Contempla uno atónito las imágenes de la primera persona herida en disturbios callejeros entre partidarios y detractores de la gestión que ha realizado el Gobierno de la Nación en esto de la crisis del coronavirus. Un tipo como usted, gruesito tras sesenta días de encierro, con esa cierta alopecia que te llega a los 34 años, que portaba una bandera de España y estaba en medio de una cacerolada de esas, tan democráticas cuando no las sufres, tan condenables cuando son para criticarte.
No, no era uno de los famosos y repijos Cayetanos de las zonas pudientes y pijas de Madrid, era un cualquierucho sin importancia de Moratalaz, un barrio de Madrid donde la renta per cápita anual se sitúa por debajo de los 12.000 euros. Tal vez era un importante terrateniente, un luchador de grecorromana, quizás un esforzado autónomo, con seguridad un trabajador de la media. Lo mismo da. Es el primer herido que nos deja una de las tanganas que se empiezan a formar en las calles de la capital de España.
Algo gordísimo debió decir o hacer a un grupo de pibes, que en cuestión de dos segundos recibe un primer bofetón, luego una especie de puñetazo de arriba a abajo, y después una patada voladora, o al menos eso se ve en un vídeo que ronda desde ayer por todos los medios de comunicación. En otros sitios hay quien asegura que el herido previamente había pegado a tres transeúntes y derribado a un cuarto.
Relato, mucho relato. Los unos quieren demostrar con hechos que las protestas callejeras no son cosa de horteras de jersey al hombro y la criada tocando la cacerola en nombre de la jefa con las perlas al cuello, y que están siendo acosados por bandas organizadísimas y ultras expertos en reyertas urbanas. Los otros se sienten muy avergonzados del uso de la bandera de España y advierten de lo malísimo que es azuzar a la gente a que salga a manifestarse sin guardar la distancia de seguridad.
Compatriotas es la palabra de moda. Se usa tan alegremente por unos y otros que da hasta vergüenza ajena, sobre todo cuando es la bandera española la que aparece en medio de las refriegas como parte del decorado. Bonita forma de honrarla.
¿Quién pierde en esta guerra de guerrillas? Claro que sí, amigo, amiga, pierde usted. Pierdo yo.

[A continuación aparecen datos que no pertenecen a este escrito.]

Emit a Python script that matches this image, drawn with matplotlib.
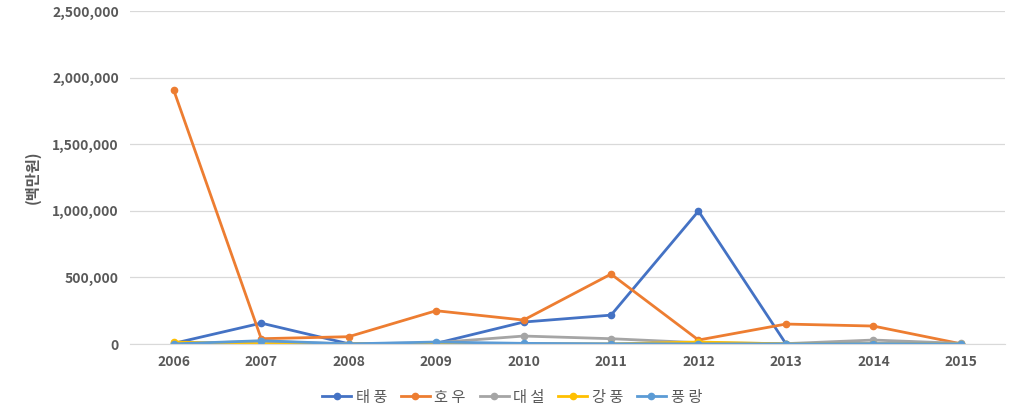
import matplotlib
matplotlib.use("Agg")
import matplotlib.pyplot as plt
from matplotlib.ticker import FuncFormatter

plt.rcParams['font.family'] = ['Noto Sans CJK KR', 'DejaVu Sans']

years = ['2006', '2007', '2008', '2009', '2010', '2011', '2012', '2013', '2014', '2015']
typhoon = [5000, 157000, 2000, 5000, 165000, 217000, 998000, 2000, 1000, 1000]
heavy_rain = [1905000, 40000, 55000, 250000, 180000, 525000, 30000, 150000, 135000, 2000]
heavy_snow = [2000, 20000, 1000, 10000, 60000, 40000, 10000, 3000, 30000, 5000]
strong_wind = [15000, 1000, 1000, 5000, 2000, 1000, 15000, 1000, 1000, 1000]
wind_wave = [1000, 25000, 1000, 15000, 5000, 2000, 1000, 1000, 2000, 1000]

names = ['태 풍', '호 우', '대 설', '강 풍', '풍 랑']
colors = ['#4472C4', '#ED7D31', '#A5A5A5', '#FFC000', '#5B9BD5']
series = [typhoon, heavy_rain, heavy_snow, strong_wind, wind_wave]

fig = plt.figure(figsize=(10.24, 4.16), dpi=100)
ax = fig.add_axes([0.127, 0.173, 0.854, 0.8006])

x = list(range(len(years)))
for vals, name, c in zip(series, names, colors):
    ax.plot(x, vals, color=c, lw=2.0, marker='o', ms=4.5, label=name)

ax.set_xlim(-0.5, len(years) - 0.5)
ax.set_ylim(0, 2500000)
ax.set_yticks(range(0, 2500001, 500000))
ax.yaxis.set_major_formatter(FuncFormatter(lambda v, p: f'{int(v):,}'))
ax.set_xticks(x)
ax.set_xticklabels(years)
ax.grid(axis='y', color='#D9D9D9', lw=0.9)
ax.set_axisbelow(True)
for s in ['top', 'right', 'left']:
    ax.spines[s].set_visible(False)
ax.spines['bottom'].set_color('#D9D9D9')
ax.tick_params(axis='both', length=0, labelsize=10, labelcolor='#595959', pad=8)
for lab in ax.get_xticklabels() + ax.get_yticklabels():
    lab.set_fontweight('bold')

ax.set_ylabel('(백만원)', fontsize=11, color='#595959', fontweight='bold', labelpad=8)

leg = fig.legend(loc='center', bbox_to_anchor=(0.5, 0.045), ncol=5, frameon=False,
                 fontsize=11, handlelength=1.9, columnspacing=0.9, handletextpad=0.3)
for t in leg.get_texts():
    t.set_color('#595959')

fig.savefig('out.png', dpi=100)
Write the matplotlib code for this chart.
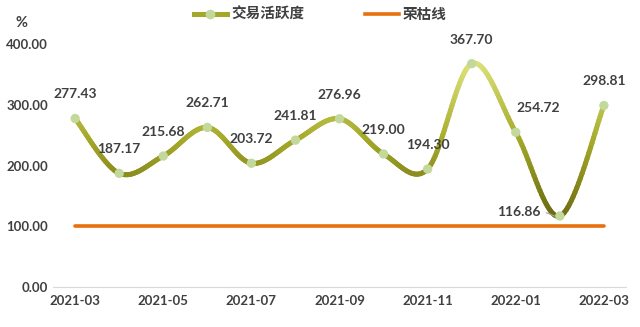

Y seguiremos perdiendo si el campo de batalla de las redes sociales -con un Twitter cada vez más pestilente, donde la gente se escupe en la cara escudándose en el más impune de los anonimatos-, termina por trasladarse a la calle.
Es lo que nos falta. A los inocuos aplausos en las ventanas siguieron las cacerolas aisladas, luego las vuvuzelas y más tarde el ruido en la vía pública, ahora la pelea y el primer herido, mañana será un contenedor quemado, pasado unas lunas rotas y en unos días igual se montan las primeras barricadas. Y en este clima escandalosamente prebélico tenemos concentraciones en coche convocadas en las principales ciudades españolas para el próximo día 23.
Mientras, los que deberían afanarse en resolver todo esto no hacen más que avivarlo de forma irresponsable. Si tú me escrachas en tu casa, yo lo hago en la tuya, ven y da la cara, te vas a enterar, ¿me estás amenazando?... Ese es el nivel medio de los más de seiscientos parlamentarios nacionales que, en un importante número, desde mediados de marzo no disparan chícharo.
¿Un acuerdo global donde quepamos la mayoría? ¿Transparencia en la gestión pública del que gobierna? ¿Un decálogo de propuestas alternativas y razonables desde la oposición? ¿Qué tal una reducción de escaños, dietas y/o prebendas como solidaria muestra de respeto hacia la ciudadanía? En eso no pensaron. Básicamente es más sencillo seguir profundizando en la división que lleva a la victoria, como lleva haciendo la alta política desde hace milenios.
Ya Julio César, entre otros grandes militares y dirigentes romanos, supo ver que no hay mejor forma de controlar una población que fragmentar a los grupos existentes, de manera que no puedan unirse por un objetivo común y, a la larga, formar un nuevo centro de autoridad que ponga en peligro las prebendas del que gobierna.
Sigamos, pues, sirviendo en bandeja unas deterioradas relaciones humanas entre vecinos (y compatriotas) a los que ya ni podemos pedir que observar la distancia social, y a ver si pronto las listas de heridos y detenidos superan a la de muertos por coronavirus.